Modern slavery: Report says ministers 'must act quickly' to combat 'evil' trade
21 May 2019, 23:47 | Updated: 22 May 2019, 03:22
Ministers have been urged to act "quickly and effectively" to ensure greater protection for thousands of modern slavery victims across the UK.
An independent review of the Modern Slavery Act, introduced in 2015 by then home secretary Theresa May to support those affected and bring perpetrators to justice, has found the legislation is not strong enough to combat an illegal trade that "pervades every community" in the country.
Modern slavery encompasses forced labour, domestic servitude, human trafficking, exploitation and other crimes, all of which target the most vulnerable people in society.
Previous government estimates suggested there were up to 13,000 victims in the UK, but experts have said the number is significantly higher - potentially up to 136,000.
In order to provide them with the help they need, the new report - to be published on Wednesday - has said the existing act must allow for tougher action against those responsible.
Review chairman Frank Field MP said: "Modern slavery is one of humanity's greatest evils: involving human trafficking, forced labour, domestic servitude and sexual exploitation.
"But there are still sadly too few convictions being handed down for the new offences prosecuted under the act, and too few slavery and trafficking prevention and risk orders are in place to restrict offender activity."
The report, co-led by Mr Field, Maria Miller MP and Baroness Butler-Sloss, makes 80 recommendations across four areas - the role of the independent anti-slavery commissioner, transparency in supply chains, independent child trafficking advocates and the legal application of the act.
Its findings have been welcomed by the minister for crime, safeguarding and vulnerability, Victoria Atkins, and independent anti-slavery commissioner Sara Thornton.
Ms Atkins said: "Sadly, modern slavery, forced labour and human trafficking are not evils of the past - they are with us today and their victims are hidden in plain sight.
"Through the Modern Slavery Act, the government is committed to ensuring victims get the support they need and perpetrators are brought to justice. We will be providing a full response to the review's recommendations."

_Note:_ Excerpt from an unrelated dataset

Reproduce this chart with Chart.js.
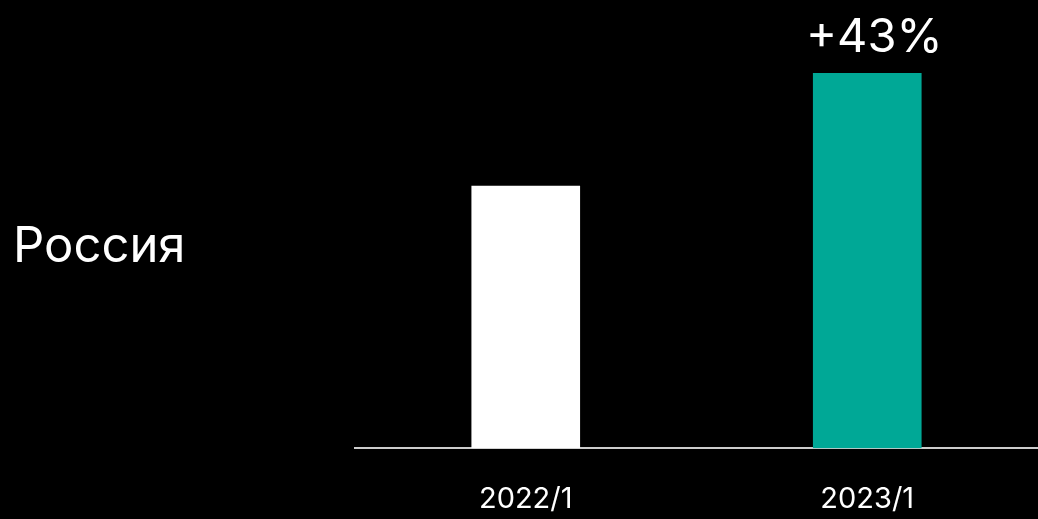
<!DOCTYPE html>
<html>
<head>
<meta charset="utf-8">
<script src="https://cdn.jsdelivr.net/npm/chart.js@4"></script>
<style>
  html, body { margin: 0; padding: 0; background: #000; }
  #wrap { width: 1038px; height: 519px; }
</style>
</head>
<body>
<div id="wrap"><canvas id="chart"></canvas></div>
<script>
var categories = ['2022/1', '2023/1'];
var values = [100, 143];
var barColors = ['#ffffff', '#00a896'];
var growthLabels = ['', '+43%'];
var rowLabel = 'Россия';

// labels drawn on top: row name on the left and growth over bars
var labelsPlugin = {
    id: 'labels',
    afterDraw: function (chart) {
        var ctx = chart.ctx;
        ctx.save();
        ctx.fillStyle = '#ffffff';
        ctx.font = '49px Inter';
        ctx.textAlign = 'left';
        ctx.textBaseline = 'middle';
        ctx.fillText(rowLabel, 13, 247);

        var meta = chart.getDatasetMeta(0);
        ctx.font = '47px Inter';
        ctx.textAlign = 'center';
        ctx.textBaseline = 'bottom';
        meta.data.forEach(function (bar, i) {
            if (growthLabels[i]) {
                ctx.fillText(growthLabels[i], bar.x + 7, bar.y - 12);
            }
        });
        ctx.restore();
    }
};

document.addEventListener('DOMContentLoaded', function () {
    var ctx = document.getElementById('chart').getContext('2d');
    new Chart(ctx, {
        type: 'bar',
        data: {
            labels: categories,
            datasets: [{
                data: values,
                backgroundColor: barColors,
                borderWidth: 0,
                barThickness: 108
            }]
        },
        options: {
            responsive: true,
            maintainAspectRatio: false,
            animation: false,
            layout: { padding: { left: 355, top: 55, right: 0, bottom: -24 } },
            plugins: {
                legend: { display: false },
                tooltip: { enabled: false }
            },
            scales: {
                x: {
                    grid: { display: false },
                    border: { display: true, color: '#cccccc', width: 2 },
                    ticks: {
                        color: '#ffffff',
                        font: { family: 'Inter', size: 29 },
                        padding: 26
                    }
                },
                y: {
                    display: false,
                    beginAtZero: true,
                    min: 0,
                    max: 150
                }
            }
        },
        plugins: [labelsPlugin]
    });
});
</script>
</body>
</html>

Ms Thornton added: "I support the need to ensure that businesses and government are doing all they can to exclude slavery from supply chains, the importance of providing improved support for all child victims of slavery and the importance of upholding my independence as I monitor the work of public authorities in fighting modern slavery and drive the UK's response to protect the most vulnerable in our society."
The report comes amid dramatic growth in county lines networks in the UK, which have been blamed for a rise in the number of British children being forced into modern slavery.
Earlier this year, National Crime Agency figures showed the number of modern slavery cases involving UK minors went from 676 in 2017 to 1,421 in 2018, with nearly two-thirds of cases linked to labour exploitation by illegal operations like county lines and other criminal gangs.
Three county lines drug dealers were jailed for a total of 12-and-a-half years under the Modern Slavery Act earlier this month for recruiting six teenagers to transport illegal drugs to coastal communities.
They were among thousands of people involved in county lines networks in the UK, where there are thought to be around 2,000 gangs working to expand their drug networks.